120 BATTEMENTS PAR (...)

120 BATTEMENTS PAR MINUTE de Robin Campillo

Dans « 120 Battements par minute », Robin Campillo revient sur les années sida à travers la lutte collective d’une poignée de militants d’Act Up dans les années 90. Ceux-ci multiplient les actions spectaculaires en balançant du faux sang sur les murs de locaux d’organismes officiels et de laboratoires pharmaceutiques. Des arrestations musclées s’enchaînent à des réunions de discussions sur l’évolution de la maladie et sur l’indifférence de l’Etat. Comment des responsables ont-ils pu laisser mourir le futur de leur nation et nombre d’intellectuels disparus à cause des ravages provoqués par cette épidémie ?

Le film n’est pas un tract, mais il est engagé et politique en montrant ces activistes livrés à toutes les outrances pour lutter contre la mollesse honteuse des pouvoirs publics et la cupidité des labos dans une France entachée par le scandale du sang contaminé.
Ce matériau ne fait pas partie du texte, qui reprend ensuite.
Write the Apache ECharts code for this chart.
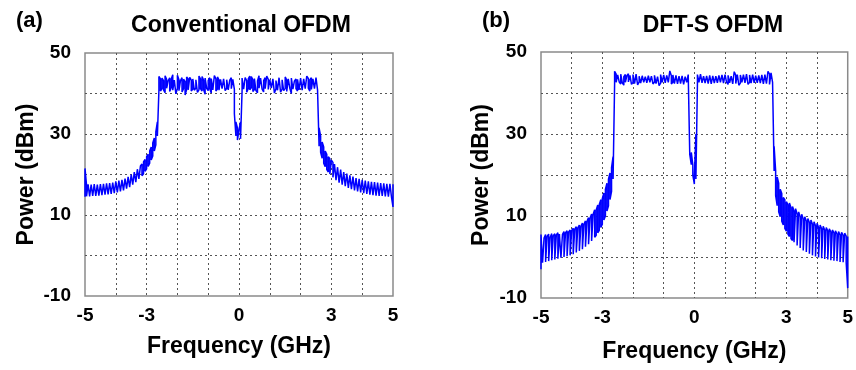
<!DOCTYPE html>
<html>
<head>
<meta charset="utf-8">
<script src="https://cdn.jsdelivr.net/npm/echarts@6/dist/echarts.min.js"></script>
<style>
html,body{margin:0;padding:0;background:#fff;}
#chart{width:856px;height:370px;}
</style>
</head>
<body>
<div id="chart"></div>
<script>
// Frequency samples (GHz)
const freq = [
-5,-4.95,-4.9,-4.85,-4.8,-4.75,-4.7,-4.65,-4.6,-4.55,
-4.5,-4.45,-4.4,-4.35,-4.3,-4.25,-4.2,-4.15,-4.1,-4.05,
-4,-3.95,-3.9,-3.85,-3.8,-3.75,-3.7,-3.65,-3.6,-3.55,
-3.5,-3.45,-3.4,-3.35,-3.3,-3.25,-3.2,-3.15,-3.1,-3.05,
-3,-2.95,-2.9,-2.85,-2.8,-2.75,-2.7,-2.65,-2.6,-2.55,
-2.5,-2.45,-2.4,-2.35,-2.3,-2.25,-2.2,-2.15,-2.1,-2.05,
-2,-1.95,-1.9,-1.85,-1.8,-1.75,-1.7,-1.65,-1.6,-1.55,
-1.5,-1.45,-1.4,-1.35,-1.3,-1.25,-1.2,-1.15,-1.1,-1.05,
-1,-0.95,-0.9,-0.85,-0.8,-0.75,-0.7,-0.65,-0.6,-0.55,
-0.5,-0.45,-0.4,-0.35,-0.3,-0.25,-0.2,-0.15,-0.1,-0.05,
0,0.05,0.1,0.15,0.2,0.25,0.3,0.35,0.4,0.45,
0.5,0.55,0.6,0.65,0.7,0.75,0.8,0.85,0.9,0.95,
1,1.05,1.1,1.15,1.2,1.25,1.3,1.35,1.4,1.45,
1.5,1.55,1.6,1.65,1.7,1.75,1.8,1.85,1.9,1.95,
2,2.05,2.1,2.15,2.2,2.25,2.3,2.35,2.4,2.45,
2.5,2.55,2.6,2.65,2.7,2.75,2.8,2.85,2.9,2.95,
3,3.05,3.1,3.15,3.2,3.25,3.3,3.35,3.4,3.45,
3.5,3.55,3.6,3.65,3.7,3.75,3.8,3.85,3.9,3.95,
4,4.05,4.1,4.15,4.2,4.25,4.3,4.35,4.4,4.45,
4.5,4.55,4.6,4.65,4.7,4.75,4.8,4.85,4.9,4.95,
5
];

// (a) Conventional OFDM: upper / lower trace excursion at each frequency (dBm)
const convUpper = [
21.5,17.4,17.6,17.3,17.5,17.2,17.6,17.4,17.5,17.3,
17.6,17.5,17.7,17.5,17.8,17.6,17.9,17.7,18.0,17.9,
18.3,18.2,18.5,18.4,18.7,18.8,19.0,19.1,19.4,19.6,
20.0,20.3,20.6,21.0,21.3,21.7,22.1,22.6,23.1,23.7,
24.4,25.0,25.8,26.8,27.8,29.0,30.5,33.0,44.2,43.6,
43.8,43.2,44.4,43.5,43.1,43.9,43.6,44.6,43.3,43.7,
44.5,43.4,43.2,43.9,43.5,43.0,44.1,43.6,44.0,43.3,
43.6,43.9,43.4,43.1,44.3,43.6,44.2,43.3,43.8,43.5,
43.2,43.9,43.7,43.4,44.4,43.6,44.1,43.3,43.5,43.9,
43.6,44.0,43.4,43.8,43.3,43.9,43.5,41.0,33.0,31.5,
31.0,33.0,43.8,43.5,43.9,43.2,43.6,44.3,44.2,43.4,
43.7,43.5,43.1,44.4,43.8,43.6,43.2,43.9,44.3,43.5,
43.4,43.8,43.6,43.9,43.2,43.5,43.9,44.0,43.4,43.7,
44.1,43.3,43.6,43.5,43.8,44.2,43.1,43.6,43.5,43.8,
43.8,43.4,43.6,43.3,44.3,43.7,43.4,43.9,43.6,43.5,
43.9,43.6,31.5,29.5,28.0,26.8,25.8,25.0,24.4,23.9,
23.5,23.0,22.6,22.2,21.8,21.5,21.2,20.9,20.6,20.4,
20.2,20.0,19.8,19.6,19.5,19.3,19.1,19.0,18.9,18.8,
18.7,18.6,18.5,18.4,18.3,18.3,18.2,18.1,18.1,18.0,
18.0,17.9,17.9,17.8,17.8,17.8,17.7,17.7,17.7,17.6,
17.6
];
const convLower = [
14.5,14.6,14.5,14.6,14.6,14.7,14.6,14.7,14.7,14.8,
14.8,14.9,14.9,15.0,15.0,15.1,15.1,15.2,15.3,15.4,
15.5,15.6,15.7,15.8,16.0,16.1,16.3,16.5,16.7,16.9,
17.2,17.5,17.8,18.1,18.5,18.9,19.3,19.7,20.2,20.8,
21.4,22.0,22.8,23.6,24.6,25.8,27.3,29.5,40.8,40.6,
41.2,40.9,40.2,41.3,41.0,40.5,41.4,40.8,41.1,39.9,
41.3,40.7,41.1,40.4,41.2,39.6,41.0,40.9,41.3,40.6,
41.1,40.8,41.4,40.3,40.9,41.2,40.6,41.0,39.8,41.3,
40.7,41.2,40.1,40.9,41.3,40.6,41.1,40.8,40.4,41.2,
41.0,40.7,41.3,40.9,40.5,41.2,40.8,35.0,29.5,28.5,
28.2,28.8,40.6,41.1,40.8,40.3,41.2,40.9,41.4,40.5,
41.0,40.7,40.2,41.3,40.9,41.1,40.4,41.2,40.8,41.0,
40.6,41.3,40.9,40.1,41.2,40.8,41.0,40.3,41.1,40.7,
41.2,40.5,40.9,41.3,40.0,41.1,40.8,41.2,40.6,40.9,
41.1,40.8,40.4,41.2,40.9,41.3,40.6,41.0,40.7,41.2,
40.8,40.9,27.0,25.5,24.0,22.8,21.9,21.2,20.6,20.1,
19.7,19.3,18.9,18.6,18.3,18.0,17.7,17.5,17.3,17.1,
16.9,16.7,16.5,16.4,16.2,16.1,15.9,15.8,15.7,15.6,
15.5,15.4,15.3,15.2,15.1,15.0,15.0,14.9,14.9,14.8,
14.8,14.7,14.7,14.7,14.6,14.6,14.6,14.5,14.5,14.5,
12.0
];

// (b) DFT-S OFDM: upper / lower trace excursion at each frequency (dBm)
const dftUpper = [
5.5,5.3,4.6,5.5,5.0,5.6,4.8,5.7,5.2,5.7,
5.4,5.9,5.6,6.0,5.5,6.2,5.9,6.4,6.1,6.6,
6.5,7.0,6.8,7.4,7.1,7.8,7.5,8.3,8.0,8.8,
8.7,9.6,9.5,10.5,10.4,11.5,11.5,12.7,12.8,14.0,
14.3,15.6,16.5,18.0,19.0,20.5,21.8,24.5,45.3,44.6,
44.4,44.1,44.6,44.3,44.0,44.5,44.2,44.7,44.3,44.1,
44.5,44.2,44.6,44.3,44.1,44.4,44.2,44.5,44.0,44.3,
44.2,44.5,44.1,44.4,44.3,44.6,44.0,44.3,44.5,44.2,
44.4,44.1,44.3,44.6,45.4,44.2,44.4,44.1,44.3,44.5,
44.1,44.4,44.2,44.5,44.0,44.3,44.5,44.2,25.5,22.5,
19.5,30.0,44.5,44.2,44.6,44.3,44.1,44.5,44.2,44.4,
44.3,44.6,44.2,44.4,44.1,44.5,44.3,44.0,44.4,44.2,
44.5,44.2,44.3,44.6,44.1,44.4,45.2,44.3,44.5,44.2,
44.4,44.1,44.5,44.3,44.6,44.2,44.4,44.0,44.5,44.3,
44.2,44.6,44.3,44.5,44.4,44.7,44.5,44.8,45.3,44.6,
44.9,44.7,27.0,21.0,19.5,18.0,16.5,15.5,14.5,14.0,
13.5,12.8,13.2,12.0,12.3,11.2,11.8,10.5,11.0,9.8,
10.4,9.3,9.8,8.8,9.4,8.4,9.0,8.0,8.6,7.6,
8.2,7.2,7.8,6.9,7.5,6.6,7.2,6.4,6.9,6.1,
6.6,5.9,6.4,5.6,6.2,5.4,6.0,5.3,5.8,5.1,
5.0
];
const dftLower = [
-3.0,-1.4,-1.3,-1.2,-1.1,-1.0,-0.9,-0.8,-0.7,-0.6,
-0.5,-0.4,-0.3,-0.2,-0.1,0.0,0.1,0.2,0.3,0.4,
0.5,0.7,0.9,1.1,1.3,1.5,1.7,1.9,2.2,2.5,
2.8,3.1,3.5,3.9,4.3,4.8,5.3,5.9,6.5,7.2,
8.0,9.0,10.0,11.2,12.5,14.0,16.0,19.0,42.3,42.6,
42.4,42.7,42.2,42.5,41.9,42.6,42.3,42.7,42.4,42.1,
42.6,42.3,42.5,42.0,42.7,42.4,42.2,42.6,42.3,42.5,
42.1,42.6,42.4,42.2,42.7,42.3,42.5,41.8,42.4,42.6,
42.3,42.5,42.1,42.6,42.4,42.2,42.7,42.3,42.5,42.2,
42.6,42.3,42.5,42.1,42.4,42.6,42.2,25.0,22.5,20.0,
17.8,19.0,42.2,42.6,42.3,42.5,42.1,42.4,42.6,42.3,
42.5,42.2,42.6,42.4,42.1,42.5,42.3,42.6,42.2,42.4,
42.3,42.6,42.1,42.5,42.4,42.2,42.6,42.3,42.5,41.9,
42.4,42.6,42.2,42.5,42.3,42.1,42.6,42.4,42.2,42.5,
42.3,42.5,42.1,42.4,42.6,42.2,42.4,42.3,42.5,42.1,
42.4,42.6,21.0,15.0,12.5,11.0,9.8,8.7,7.8,7.0,
6.3,5.6,5.0,4.5,4.0,3.6,3.2,2.8,2.5,2.2,
1.9,1.6,1.4,1.2,1.0,0.8,0.6,0.4,0.3,0.1,
0.0,-0.1,-0.2,-0.3,-0.4,-0.5,-0.6,-0.6,-0.7,-0.8,
-0.8,-0.9,-1.0,-1.0,-1.1,-1.2,-1.2,-1.3,-1.4,-1.4,
-7.6
];

const xTickLabels = [-5, -3, 0, 3, 5];
const yTickLabels = [50, 30, 10, -10];
const panelTitles = ['Conventional OFDM', 'DFT-S OFDM'];
const panelTags = ['(a)', '(b)'];

// The trace swings between its lower and upper excursion at each sample
function trace(upper, lower) {
  const out = [];
  freq.forEach((f, i) => {
    if (i % 2 === 0) { out.push([f, lower[i]], [f, upper[i]]); }
    else { out.push([f, upper[i]], [f, lower[i]]); }
  });
  return out;
}

const FONT = '"Liberation Sans", Arial, sans-serif';
const chart = echarts.init(document.getElementById('chart'), null, {renderer: 'canvas'});

function xAxisFor(gridIndex) {
  return {
    type: 'value', gridIndex, min: -5, max: 5, interval: 1,
    axisLine: {show: false}, axisTick: {show: false},
    splitLine: {show: true, showMinLine: false, showMaxLine: false,
      lineStyle: {color: '#555', width: 1, type: [2, 3]}},
    axisLabel: {
      margin: 10, color: '#000', fontFamily: FONT, fontWeight: 'bold', fontSize: 19,
      showMinLabel: true, showMaxLabel: true,
      formatter: v => xTickLabels.includes(Math.round(v * 100) / 100) ? String(v) : ''
    },
    name: 'Frequency (GHz)', nameLocation: 'middle',
    nameGap: gridIndex === 0 ? 39 : 42,
    nameTextStyle: {color: '#000', fontFamily: FONT, fontWeight: 'bold', fontSize: 23}
  };
}
function yAxisFor(gridIndex) {
  return {
    type: 'value', gridIndex, min: -10, max: 50, interval: 10,
    axisLine: {show: false}, axisTick: {show: false},
    splitLine: {show: true, showMinLine: false, showMaxLine: false,
      lineStyle: {color: '#555', width: 1, type: [2, 3]}},
    axisLabel: {
      margin: 14, color: '#000', fontFamily: FONT, fontWeight: 'bold', fontSize: 19,
      formatter: v => yTickLabels.includes(v) ? String(v) : ''
    },
    name: 'Power (dBm)', nameLocation: 'middle', nameRotate: 90,
    nameGap: gridIndex === 0 ? 47 : 48,
    nameTextStyle: {color: '#000', fontFamily: FONT, fontWeight: 'bold', fontSize: 23}
  };
}

const option = {
  backgroundColor: '#fff',
  animation: false,
  title: [
    {text: panelTags[0], left: 11, top: 5, textStyle: {fontFamily: FONT, fontWeight: 'bold', fontSize: 22, color: '#000'}},
    {text: panelTitles[0], left: 236, top: 9, textAlign: 'center', textStyle: {fontFamily: FONT, fontWeight: 'bold', fontSize: 23, color: '#000'}},
    {text: panelTags[1], left: 477, top: 5, textStyle: {fontFamily: FONT, fontWeight: 'bold', fontSize: 22, color: '#000'}},
    {text: panelTitles[1], left: 708, top: 9, textAlign: 'center', textStyle: {fontFamily: FONT, fontWeight: 'bold', fontSize: 23, color: '#000'}}
  ],
  grid: [
    {left: 85, top: 53, width: 308, height: 243, show: true, borderColor: '#8a8a8a', borderWidth: 1.5, backgroundColor: 'transparent'},
    {left: 541, top: 52, width: 313, height: 246, show: true, borderColor: '#8a8a8a', borderWidth: 1.5, backgroundColor: 'transparent'}
  ],
  xAxis: [xAxisFor(0), xAxisFor(1)],
  yAxis: [yAxisFor(0), yAxisFor(1)],
  series: [
    {type: 'line', xAxisIndex: 0, yAxisIndex: 0, showSymbol: false, sampling: null,
     lineStyle: {color: '#0000ff', width: 1.5}, data: trace(convUpper, convLower)},
    {type: 'line', xAxisIndex: 1, yAxisIndex: 1, showSymbol: false, sampling: null,
     lineStyle: {color: '#0000ff', width: 1.5}, data: trace(dftUpper, dftLower)}
  ]
};
chart.setOption(option);
</script>
</body>
</html>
Rythmé à un train d’enfer, avec des slogans chocs et des interventions retentissantes, « 120 Battements par minute » a une belle énergie et des trouvailles cinématographiques, tout autant pour des actions coups de poing qui se déroulent comme une attaque à main armée que pour des AG houleuses, rythmées de claquements de doigts qui remplacent les applaudissements. Ou encore pour des die-in, ces manifestations de corps allongés dans la rue pour simuler les morts, en trop grand nombre dans la communauté homosexuelle à la fois démunie et stigmatisée.
Un couple se forme, leur histoire d’amour se développe au risque de la maladie, avec la tragique lucidité du duo auquel importe surtout la rage vitale. Les gestes médicaux s’enchaînent aux gestes amoureux dans de belles scènes de sexe, naturelles et pleines d’amour.
« 120 Battements par minute » réussit son grand écart entre fresque romanesque et information documentée de film historique, entre réalité et imaginaire, entre lutte organisée et désordre inventif. Un désordre fait de désirs, de révolutions, de morts, de passions irraisonnées portées par une inéluctable lutte contre la mort. Le film est conduit par une dynamique sans cesse entretenue, tout en accordant une grande place à l’émotion, ce qui était rare dans les films de Cannes cette année. Le comique se joint à l’émouvant jusqu’à un sordide et cocasse partage des cendres d’un mort du sida.

Après « Les Revenants » (2004), film étrange et point d’origine d’une série télé et après « Eastern Boys » (2013), au bon accueil critique, Robin Campillo a provoqué une onde de choc avec son troisième long-métrage à la fois historique et contemporain, incarné et argumenté, bavard et émouvant.

Photo Nahuel Perez Biscayart |Copyright Céline Nieszawer

Avec une caméra en transe, le cinéaste filme en continu des acteurs qui se moquent des petits rêves matérialistes de la société libérale à laquelle ils opposent un souffle de désir de prise en compte d’une maladie pernicieuse. Sans craindre de choquer, ils s’affichent crânement dans des scènes de revendications de reconnaissance de leur place dans la société.
Cette infernale sarabande exaltée, qui se heurte au rejet de tous et aux manipulations du pouvoir en place, est interprétée par des comédiens formidables, parmi lesquels Adèle Haenel, qui a toujours une incroyable énergie, ainsi qu’Arnaud Valois et l’acteur argentin Nahuel Pérez Biscayart, deux nouveaux venus que nous reverrons très bientôt sur les écrans. Leur jeu ajoute une grande émotion à cette fresque qui a touché autant les critiques que le public du Festival de Cannes. Le Jury a accordé le Grand Prix à ce film coup de poing, mais pour tous il a raflé la « Palme du coeur ».